My story began last June. I went in for my routine yearly check up with the gynecologist. My doctor thought she felt “something.”  She said, “Well, you are 40, let’s get you in for a mammogram.” I had two cysts when I was 30 and again at 36 so I really was not concerned about her feeling anything. I went in for the mammogram, they took more pictures, then did an ultrasound and decided to send me for a biopsy. Again, I was not concerned.

I went in for the biopsy and waited for the results, finally beginning to worry a bit. A week later, my worst fears were confirmed. It was cancer. After spending two days crying almost constantly and worrying about what was going to happen, I finally pulled it together. I had two girls that were 11 and seven, and I had to see them grow up.

After careful consideration and many hours of research, I decided to do a double mastectomy with tissue expanders even though I was BRCA negative and my lump was small—6 mm—and contained in my left breast. I wanted the best odds possible and once I made my decision, I never looked back and felt an immense peace. My surgery went very well and within four weeks I was working full time, I was tired but I was doing great! I even played a tennis match one day shy of six weeks after my surgery!

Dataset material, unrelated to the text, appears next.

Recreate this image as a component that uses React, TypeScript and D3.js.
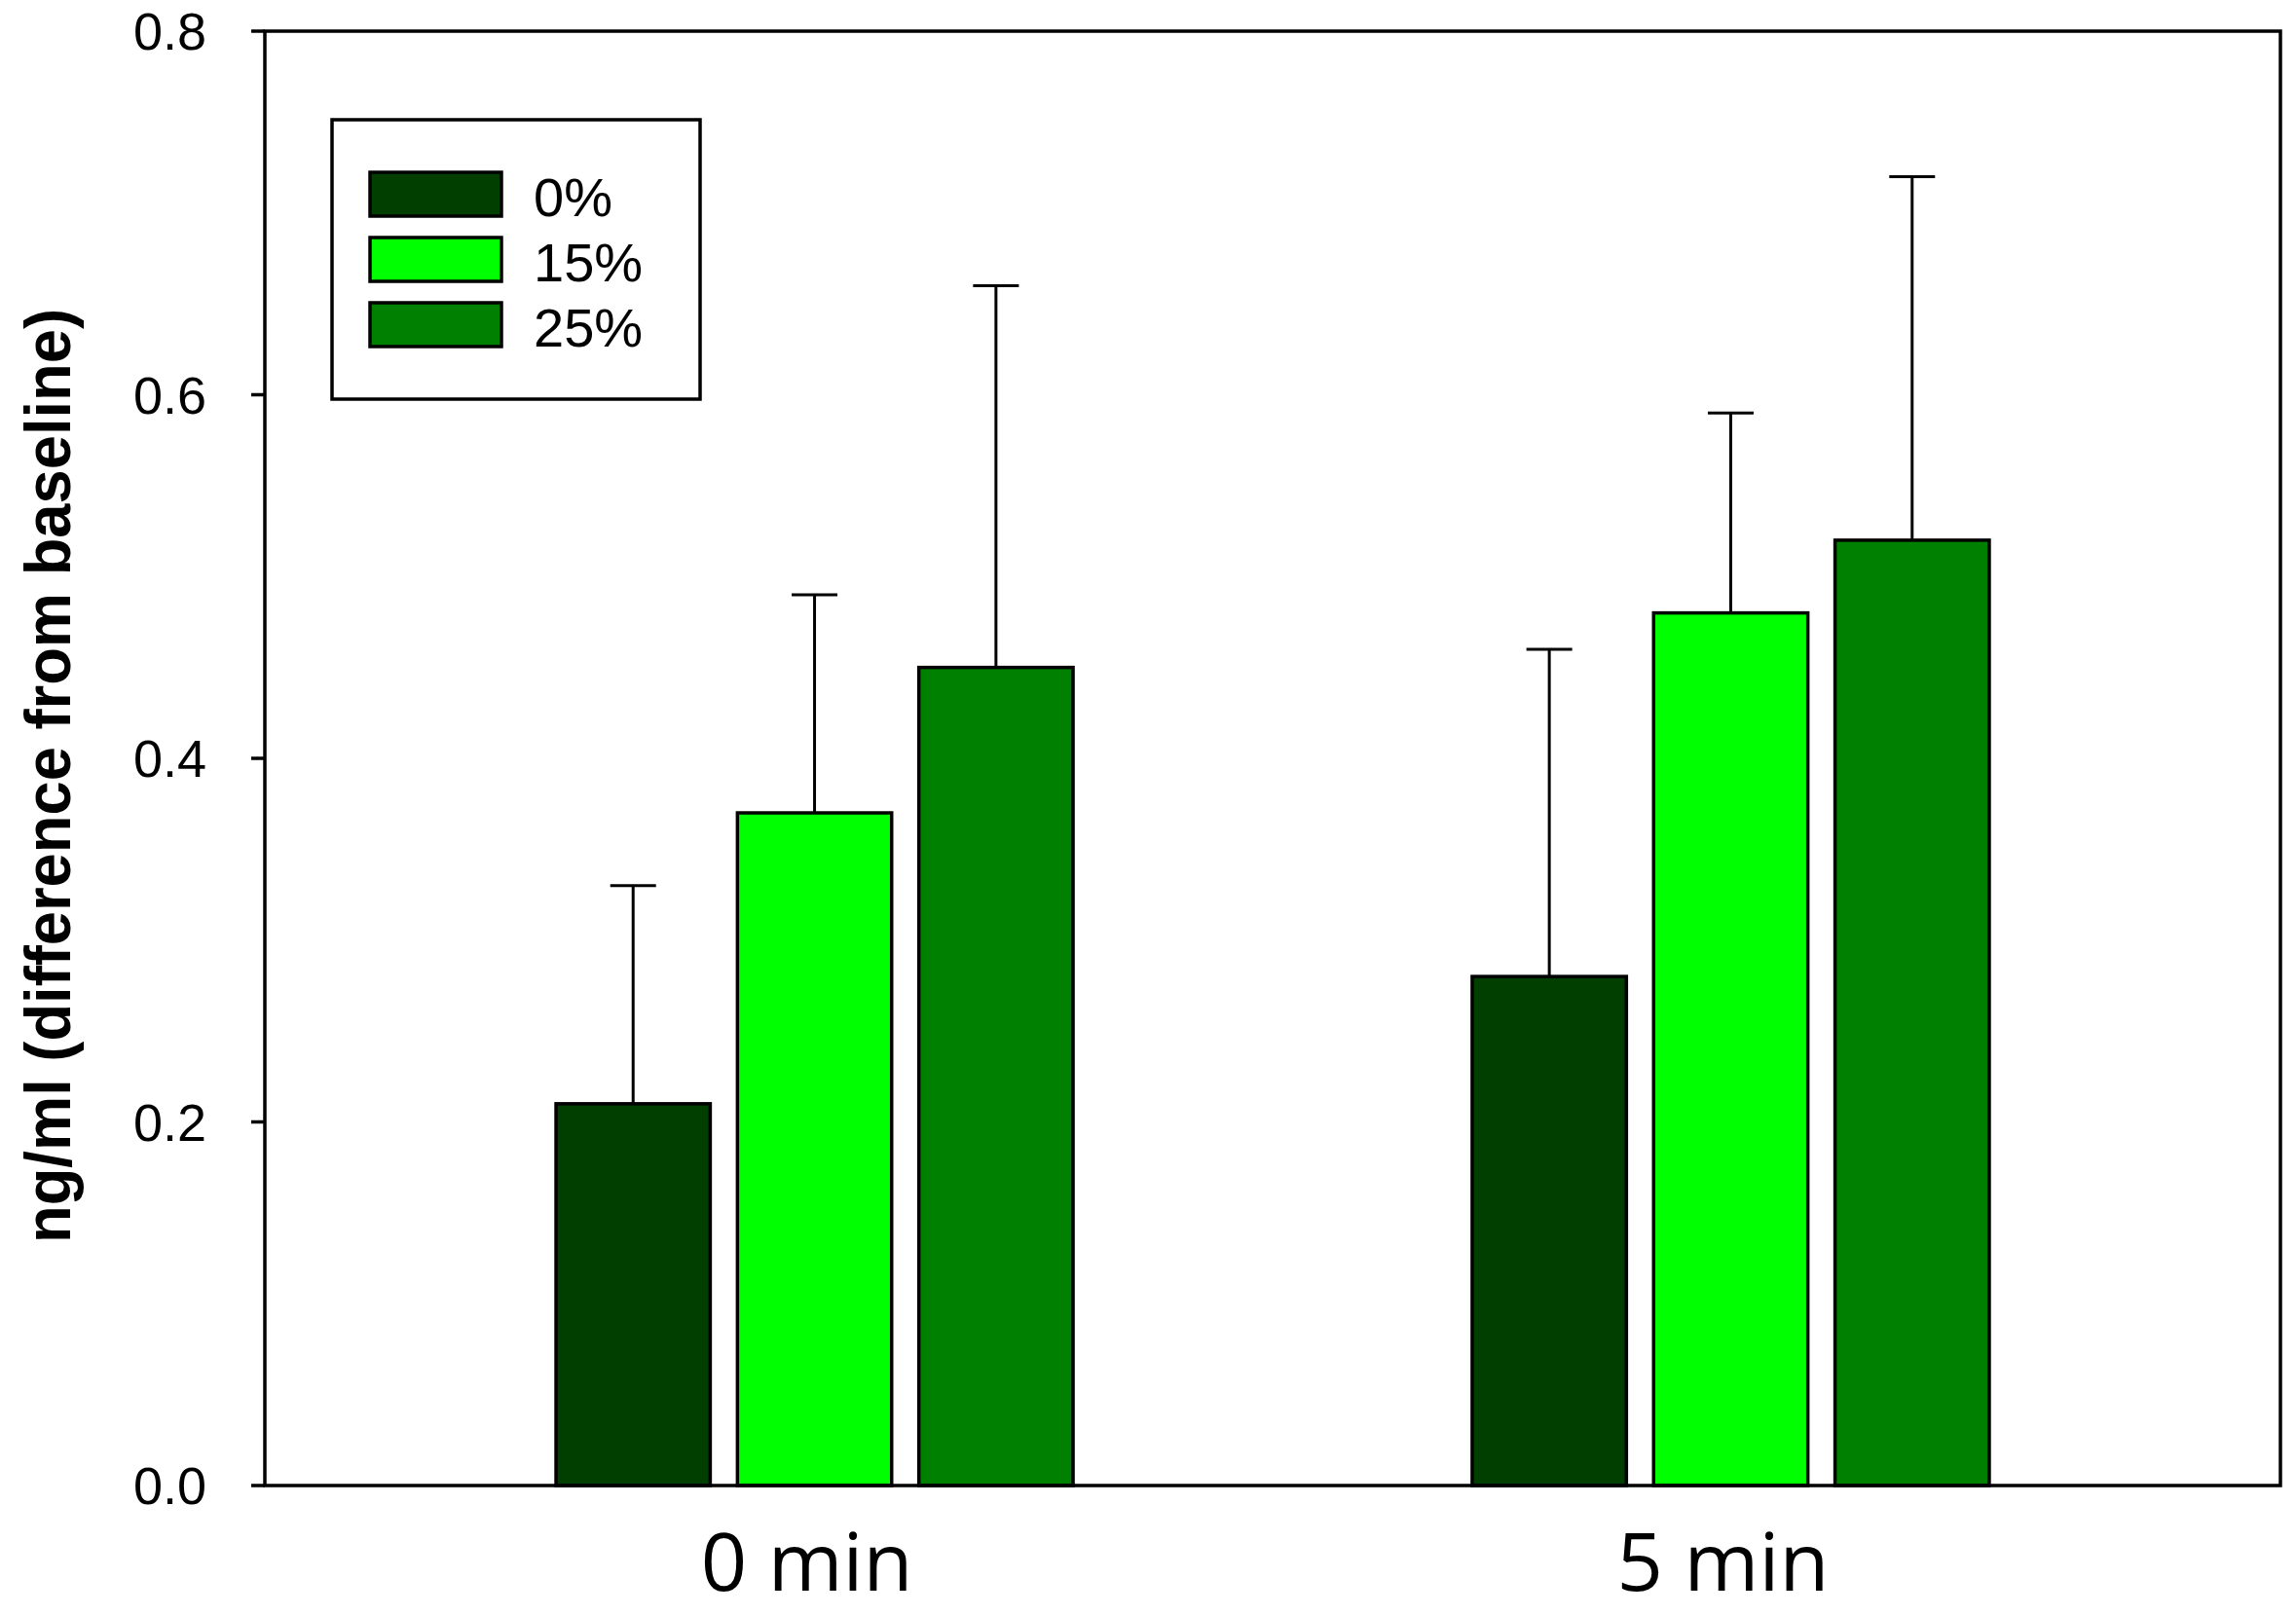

The tissue expansion was a bit painful but fortunately lasted only a couple of months. I had my expanders removed and implants inserted the day before Thanksgiving! I had so much to be thankful for this year. The resources available for women facing this battle are plentiful. Being able to read other women’s stories gave me so much hope, seeing that even though they had the same diagnosis as me they were out living their lives and thriving.

Unfortunately, since my diagnosis a couple of people that I know have also diagnosed. While I am regretful that others are enduring this battle, I am glad that I am able to offer advice to help them along their journey. My surgeons were wonderful and I am so thankful that I had them walk this journey with me. I have been told to think of all this as a bump in the road and less than a year later, I can honestly say that is what is was.